Content Warning: Wild Wild West

Content Warning: Wild Wild West July 17, 2022

An 1863 image of then General Ulysses S. Grant. Not a drunk (or at least not more so than the rest of them back then!).
Source: The Library of Congress

As a five-year-old in 1999, I remember gawking at the Burger King tie-in toys for Will Smith’s newest movie: Wild Wild West. I didn’t see it then. Ever since (and for anyone not alive or otherwise unconscious in that year) it feels like a fever dream. A big budget action comedy in which steampunk Will Smith runs around the frontier trying to wrangle a legless Neo-Confederate Cajun who rides around in a gigantic mecha-spider? How could could such a thing exist? And yet the Good Lord provides.

That description makes the movie sound far more enticing than the product itself ends up being (somebody bring me on to do PR already!). Based on a 60s TV Series, this Barry Sonnenfeld directed effort is Shanghai Noon (2000) without Jackie Chan (and what could be worse than subtracting Jackie Chan?). It’s filled with flat jokes and half-baked gags, like in the opening scene when Will Smith, busy smooching a foxy lady in a Reconstruction-era jacuzzi, spots desperadoes on the horizon and, distracted, ends up making out with the air. The plot is predictable and sometimes full of holes (how does the train trap door work? Why does the bad guy drop his victims so close to his final destination—makes it pretty easy to catch back up, no?). But this is a late-90s Will Smith vehicle where the man himself raps the theme song—no one went for the compelling plot or the cutting-edge humor.

Critics and audiences felt the same way at the time. It lost money. Roger Ebert opened his review by calling it a “comedy dead zone.” But I, dear reader, have the benefit of hindsight. And with the benefit of hindsight (and not an ounce of nostalgia), I can say: “damn, I wish more big budget blockbusters were more like the absolute catastrophe Wild Wild West and less like what makes hundreds of millions at the box office now.”

You see, in some ways, the movie is not very reflective of its times. Based on an old TV program and languishing in development hell for decades, the movie is not pure Gen X ennui, nor is it some Clintonite post-political propaganda piece. Quite the opposite—Wild Wild West has a better read on US history than many Americans. You might even call it a Revisionist Western.

Hear me out. This is a movie in which a Black cowboy (a real and substantial group, though one rarely represented) who saw a runaway slave camp burned by a mixture of regular Confederate troops and Quantrill-esque heavies, seeks revenge on the assailants.
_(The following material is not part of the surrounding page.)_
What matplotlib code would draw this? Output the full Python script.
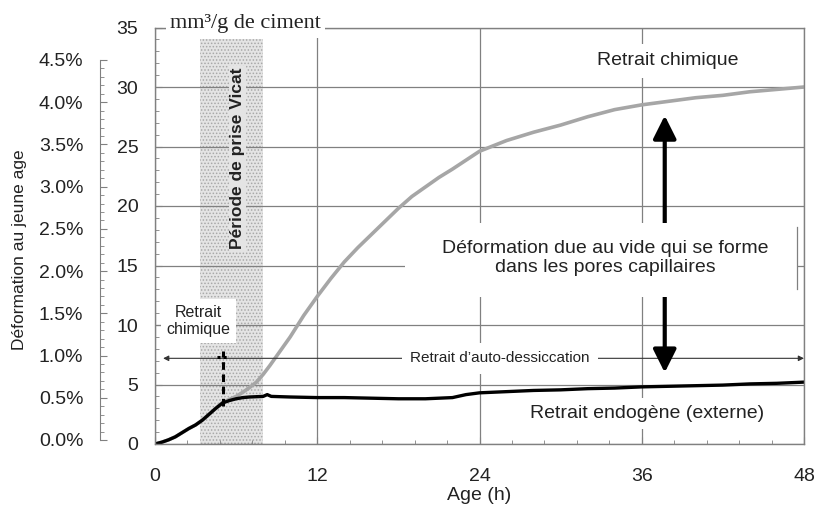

His primary enemy, it turns out, is a former Confederate who is trying to not just reverse Reconstruction but entirely undo the result of the War. President Grant is played not as a drunk (as he is often is in the Lost Cause myth), but instead as a resolute opponent of secession and the Southern cause who will do what it takes to bring (relative) peace and equality to the US. There is not a single moment in the film that suggests the cause of the Civil War was anything but race-based slavery. It even opens with Will Smith punching a thug who’s about to call him the n-word. The damn thing sounds like Malcolm X when you compare it to our contemporary national discourse.

The irony is that many of the jokes are offensive by our standards. Smith’s partner Artemus Gordon (Kevin Kline) dresses as a woman on multiple occasions, creating space for some now tasteless gender jokes. Our hero even makes a few lynching jokes while facing death at the hands of a white mob (a mob he’s up against on account of the aforementioned gender confusion). The bad guy is in a wheelchair (and you know there are jokes about that). In a word: it ain’t exactly woke. But that’s what I find so fascinating (though I won’t quite say refreshing). If modern blockbusters are just “content” intended to do little more than multiply themselves and play on nostalgia while the world burns, then what do we do with a movie like this—one that failed so spectacularly and yet told the truth so (in)directly? Marvel movies, for example, are notorious for their mixture of social pandering (which I think one can call it even if one agrees with the aims of diversity and inclusion) and terrible politics. Ironman saves the world for the military industrial complex. Captain America is, well, Captain America. Wild Wild West is the opposite: flat and impolite in its sense of humor, but reasonably politically savvy for a major film. Content in its embryonic stage, Wild Wild West accidentally became something else—anti-content, a failure, a truth bomb in about every sense of that ridiculous term.

Now this isn’t one of those think pieces where I tell you to like a movie, no matter how awful, because it’s got the right politics. That sort of approach is artistically dishonest, like we’re supposed to treat Barry Sonnenfeld steampunk cowboy movies like examples of Socialist Realism. Rather, I think it’s worth pondering how such a film got made in the first place, and what’s changed in the last couple of decades. How did this big-budget bomb manage to get so much right, and why did the producers assume enough Americans would accept and enjoy its political stance? Above all, the point is that things must be really, really, really, really, really, really bad if Wild Wild West has me feeling wistful. Yeesh.